**WHAT NEEDS TO BE DONE**
Repeat exactly the lines from the one containing "Convert this chart to Apache ECharts code." through the one containing "var yTicks = [0,50,100,150,200,250];", both lines included, please, without any other lines.

##### DATA TO USE #####

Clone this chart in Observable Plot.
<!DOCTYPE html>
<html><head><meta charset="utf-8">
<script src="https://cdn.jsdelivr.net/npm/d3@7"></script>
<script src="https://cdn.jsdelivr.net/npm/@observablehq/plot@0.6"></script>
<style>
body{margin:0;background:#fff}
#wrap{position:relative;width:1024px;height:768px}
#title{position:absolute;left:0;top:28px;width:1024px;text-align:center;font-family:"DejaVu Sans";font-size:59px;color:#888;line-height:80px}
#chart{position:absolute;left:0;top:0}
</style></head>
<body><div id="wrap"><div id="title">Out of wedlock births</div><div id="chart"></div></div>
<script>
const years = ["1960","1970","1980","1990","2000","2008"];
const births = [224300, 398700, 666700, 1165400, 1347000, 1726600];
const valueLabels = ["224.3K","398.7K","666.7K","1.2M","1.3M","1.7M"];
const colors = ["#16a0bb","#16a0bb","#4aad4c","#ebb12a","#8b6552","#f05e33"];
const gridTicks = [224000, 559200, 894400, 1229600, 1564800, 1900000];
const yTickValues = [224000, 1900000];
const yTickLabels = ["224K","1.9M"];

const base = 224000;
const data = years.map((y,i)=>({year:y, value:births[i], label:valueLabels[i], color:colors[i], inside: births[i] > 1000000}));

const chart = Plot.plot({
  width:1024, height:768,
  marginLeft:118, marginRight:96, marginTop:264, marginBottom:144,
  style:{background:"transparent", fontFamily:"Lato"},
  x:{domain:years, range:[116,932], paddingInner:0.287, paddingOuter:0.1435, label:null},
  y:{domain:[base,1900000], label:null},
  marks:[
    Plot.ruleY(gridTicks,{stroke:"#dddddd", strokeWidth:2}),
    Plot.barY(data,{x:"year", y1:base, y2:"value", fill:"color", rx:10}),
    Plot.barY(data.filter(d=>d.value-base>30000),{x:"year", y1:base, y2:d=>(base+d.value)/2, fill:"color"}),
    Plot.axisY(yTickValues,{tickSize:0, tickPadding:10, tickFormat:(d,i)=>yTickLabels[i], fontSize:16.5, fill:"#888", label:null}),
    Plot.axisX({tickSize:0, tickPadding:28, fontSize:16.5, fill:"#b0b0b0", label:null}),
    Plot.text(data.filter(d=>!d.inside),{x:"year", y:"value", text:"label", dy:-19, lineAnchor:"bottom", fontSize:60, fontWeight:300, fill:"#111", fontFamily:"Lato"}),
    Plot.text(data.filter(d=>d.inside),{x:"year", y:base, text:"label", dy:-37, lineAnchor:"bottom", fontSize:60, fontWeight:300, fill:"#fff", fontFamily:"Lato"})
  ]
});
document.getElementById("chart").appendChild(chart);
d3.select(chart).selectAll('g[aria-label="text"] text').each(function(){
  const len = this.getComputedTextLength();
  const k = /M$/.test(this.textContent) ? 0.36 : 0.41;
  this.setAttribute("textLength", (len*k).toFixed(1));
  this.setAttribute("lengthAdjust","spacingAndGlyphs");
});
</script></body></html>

#####
##### DATA TO USE #####

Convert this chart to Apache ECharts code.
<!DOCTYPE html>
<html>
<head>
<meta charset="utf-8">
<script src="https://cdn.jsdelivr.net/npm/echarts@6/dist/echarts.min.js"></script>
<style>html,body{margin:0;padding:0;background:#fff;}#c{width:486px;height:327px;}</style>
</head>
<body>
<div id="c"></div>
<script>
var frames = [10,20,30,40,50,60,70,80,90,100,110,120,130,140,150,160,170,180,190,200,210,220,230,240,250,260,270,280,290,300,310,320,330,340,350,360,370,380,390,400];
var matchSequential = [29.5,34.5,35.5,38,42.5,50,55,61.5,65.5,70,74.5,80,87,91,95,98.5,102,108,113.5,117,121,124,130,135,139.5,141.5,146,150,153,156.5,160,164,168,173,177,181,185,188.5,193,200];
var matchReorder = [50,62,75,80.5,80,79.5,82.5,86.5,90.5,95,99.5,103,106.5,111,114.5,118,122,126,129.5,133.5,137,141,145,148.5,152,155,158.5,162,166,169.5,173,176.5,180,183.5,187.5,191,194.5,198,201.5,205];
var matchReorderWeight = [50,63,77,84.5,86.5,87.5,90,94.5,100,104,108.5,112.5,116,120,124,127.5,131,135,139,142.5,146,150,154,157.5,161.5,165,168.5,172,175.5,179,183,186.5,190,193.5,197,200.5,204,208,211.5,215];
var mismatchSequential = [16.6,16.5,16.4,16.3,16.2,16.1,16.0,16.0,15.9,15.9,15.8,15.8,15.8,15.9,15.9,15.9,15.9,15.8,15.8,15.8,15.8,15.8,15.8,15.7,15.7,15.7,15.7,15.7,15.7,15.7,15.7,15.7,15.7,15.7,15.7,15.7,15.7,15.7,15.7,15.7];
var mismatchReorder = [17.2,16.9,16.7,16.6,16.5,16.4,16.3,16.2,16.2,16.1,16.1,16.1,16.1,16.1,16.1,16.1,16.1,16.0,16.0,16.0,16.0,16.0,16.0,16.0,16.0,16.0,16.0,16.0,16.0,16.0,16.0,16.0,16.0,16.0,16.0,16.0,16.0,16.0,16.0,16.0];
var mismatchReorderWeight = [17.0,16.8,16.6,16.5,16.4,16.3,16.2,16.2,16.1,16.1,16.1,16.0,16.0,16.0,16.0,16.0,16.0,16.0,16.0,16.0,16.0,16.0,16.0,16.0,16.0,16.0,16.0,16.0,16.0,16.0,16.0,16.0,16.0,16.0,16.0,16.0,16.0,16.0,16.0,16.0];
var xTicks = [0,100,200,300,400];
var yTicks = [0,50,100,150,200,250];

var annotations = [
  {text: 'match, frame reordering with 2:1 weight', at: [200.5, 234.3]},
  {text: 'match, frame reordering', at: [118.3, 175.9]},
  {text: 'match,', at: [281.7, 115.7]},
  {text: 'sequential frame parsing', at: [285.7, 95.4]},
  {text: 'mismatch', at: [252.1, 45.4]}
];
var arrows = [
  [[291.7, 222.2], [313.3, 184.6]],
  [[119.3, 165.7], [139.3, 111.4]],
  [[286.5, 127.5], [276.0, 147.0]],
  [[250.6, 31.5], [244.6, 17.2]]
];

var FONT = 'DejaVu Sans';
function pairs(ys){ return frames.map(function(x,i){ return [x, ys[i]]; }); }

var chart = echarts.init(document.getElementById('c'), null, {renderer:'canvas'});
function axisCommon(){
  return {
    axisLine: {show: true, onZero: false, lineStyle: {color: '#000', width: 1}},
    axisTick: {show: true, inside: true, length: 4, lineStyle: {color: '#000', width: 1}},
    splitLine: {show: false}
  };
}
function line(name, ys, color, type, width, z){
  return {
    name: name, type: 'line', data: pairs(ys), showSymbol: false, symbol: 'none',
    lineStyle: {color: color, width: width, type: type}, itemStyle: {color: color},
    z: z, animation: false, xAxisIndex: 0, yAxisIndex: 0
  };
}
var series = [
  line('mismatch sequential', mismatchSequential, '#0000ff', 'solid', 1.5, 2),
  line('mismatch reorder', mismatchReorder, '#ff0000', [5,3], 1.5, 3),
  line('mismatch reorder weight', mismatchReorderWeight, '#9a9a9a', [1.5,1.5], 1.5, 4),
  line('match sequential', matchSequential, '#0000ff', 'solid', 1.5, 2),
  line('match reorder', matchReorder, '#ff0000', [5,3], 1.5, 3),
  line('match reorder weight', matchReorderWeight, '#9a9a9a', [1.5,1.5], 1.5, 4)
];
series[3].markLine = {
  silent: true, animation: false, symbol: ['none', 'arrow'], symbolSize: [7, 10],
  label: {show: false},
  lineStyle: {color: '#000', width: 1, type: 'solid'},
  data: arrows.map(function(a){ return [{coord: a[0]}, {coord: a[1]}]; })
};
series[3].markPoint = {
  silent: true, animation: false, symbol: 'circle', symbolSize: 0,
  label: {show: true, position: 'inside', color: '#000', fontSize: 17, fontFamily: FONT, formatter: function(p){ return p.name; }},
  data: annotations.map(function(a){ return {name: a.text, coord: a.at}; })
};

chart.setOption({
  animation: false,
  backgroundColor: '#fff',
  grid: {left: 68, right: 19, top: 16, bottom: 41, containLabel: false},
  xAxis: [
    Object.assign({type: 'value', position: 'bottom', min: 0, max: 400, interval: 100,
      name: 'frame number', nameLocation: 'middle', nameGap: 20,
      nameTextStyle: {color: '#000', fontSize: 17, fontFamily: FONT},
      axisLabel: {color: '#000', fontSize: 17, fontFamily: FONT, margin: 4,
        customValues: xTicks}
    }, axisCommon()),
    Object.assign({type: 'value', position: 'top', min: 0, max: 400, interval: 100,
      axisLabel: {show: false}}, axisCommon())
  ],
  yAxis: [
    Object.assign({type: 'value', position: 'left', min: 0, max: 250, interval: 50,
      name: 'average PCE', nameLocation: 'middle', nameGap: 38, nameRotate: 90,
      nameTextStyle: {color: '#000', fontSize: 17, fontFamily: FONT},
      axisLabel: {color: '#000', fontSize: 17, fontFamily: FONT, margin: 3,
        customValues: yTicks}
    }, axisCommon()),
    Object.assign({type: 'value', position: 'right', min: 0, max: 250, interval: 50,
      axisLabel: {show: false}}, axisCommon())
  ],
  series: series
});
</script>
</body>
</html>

#####

**RESULT OF THIS EXERCISE**
Convert this chart to Apache ECharts code.
<!DOCTYPE html>
<html>
<head>
<meta charset="utf-8">
<script src="https://cdn.jsdelivr.net/npm/echarts@6/dist/echarts.min.js"></script>
<style>html,body{margin:0;padding:0;background:#fff;}#c{width:486px;height:327px;}</style>
</head>
<body>
<div id="c"></div>
<script>
var frames = [10,20,30,40,50,60,70,80,90,100,110,120,130,140,150,160,170,180,190,200,210,220,230,240,250,260,270,280,290,300,310,320,330,340,350,360,370,380,390,400];
var matchSequential = [29.5,34.5,35.5,38,42.5,50,55,61.5,65.5,70,74.5,80,87,91,95,98.5,102,108,113.5,117,121,124,130,135,139.5,141.5,146,150,153,156.5,160,164,168,173,177,181,185,188.5,193,200];
var matchReorder = [50,62,75,80.5,80,79.5,82.5,86.5,90.5,95,99.5,103,106.5,111,114.5,118,122,126,129.5,133.5,137,141,145,148.5,152,155,158.5,162,166,169.5,173,176.5,180,183.5,187.5,191,194.5,198,201.5,205];
var matchReorderWeight = [50,63,77,84.5,86.5,87.5,90,94.5,100,104,108.5,112.5,116,120,124,127.5,131,135,139,142.5,146,150,154,157.5,161.5,165,168.5,172,175.5,179,183,186.5,190,193.5,197,200.5,204,208,211.5,215];
var mismatchSequential = [16.6,16.5,16.4,16.3,16.2,16.1,16.0,16.0,15.9,15.9,15.8,15.8,15.8,15.9,15.9,15.9,15.9,15.8,15.8,15.8,15.8,15.8,15.8,15.7,15.7,15.7,15.7,15.7,15.7,15.7,15.7,15.7,15.7,15.7,15.7,15.7,15.7,15.7,15.7,15.7];
var mismatchReorder = [17.2,16.9,16.7,16.6,16.5,16.4,16.3,16.2,16.2,16.1,16.1,16.1,16.1,16.1,16.1,16.1,16.1,16.0,16.0,16.0,16.0,16.0,16.0,16.0,16.0,16.0,16.0,16.0,16.0,16.0,16.0,16.0,16.0,16.0,16.0,16.0,16.0,16.0,16.0,16.0];
var mismatchReorderWeight = [17.0,16.8,16.6,16.5,16.4,16.3,16.2,16.2,16.1,16.1,16.1,16.0,16.0,16.0,16.0,16.0,16.0,16.0,16.0,16.0,16.0,16.0,16.0,16.0,16.0,16.0,16.0,16.0,16.0,16.0,16.0,16.0,16.0,16.0,16.0,16.0,16.0,16.0,16.0,16.0];
var xTicks = [0,100,200,300,400];
var yTicks = [0,50,100,150,200,250];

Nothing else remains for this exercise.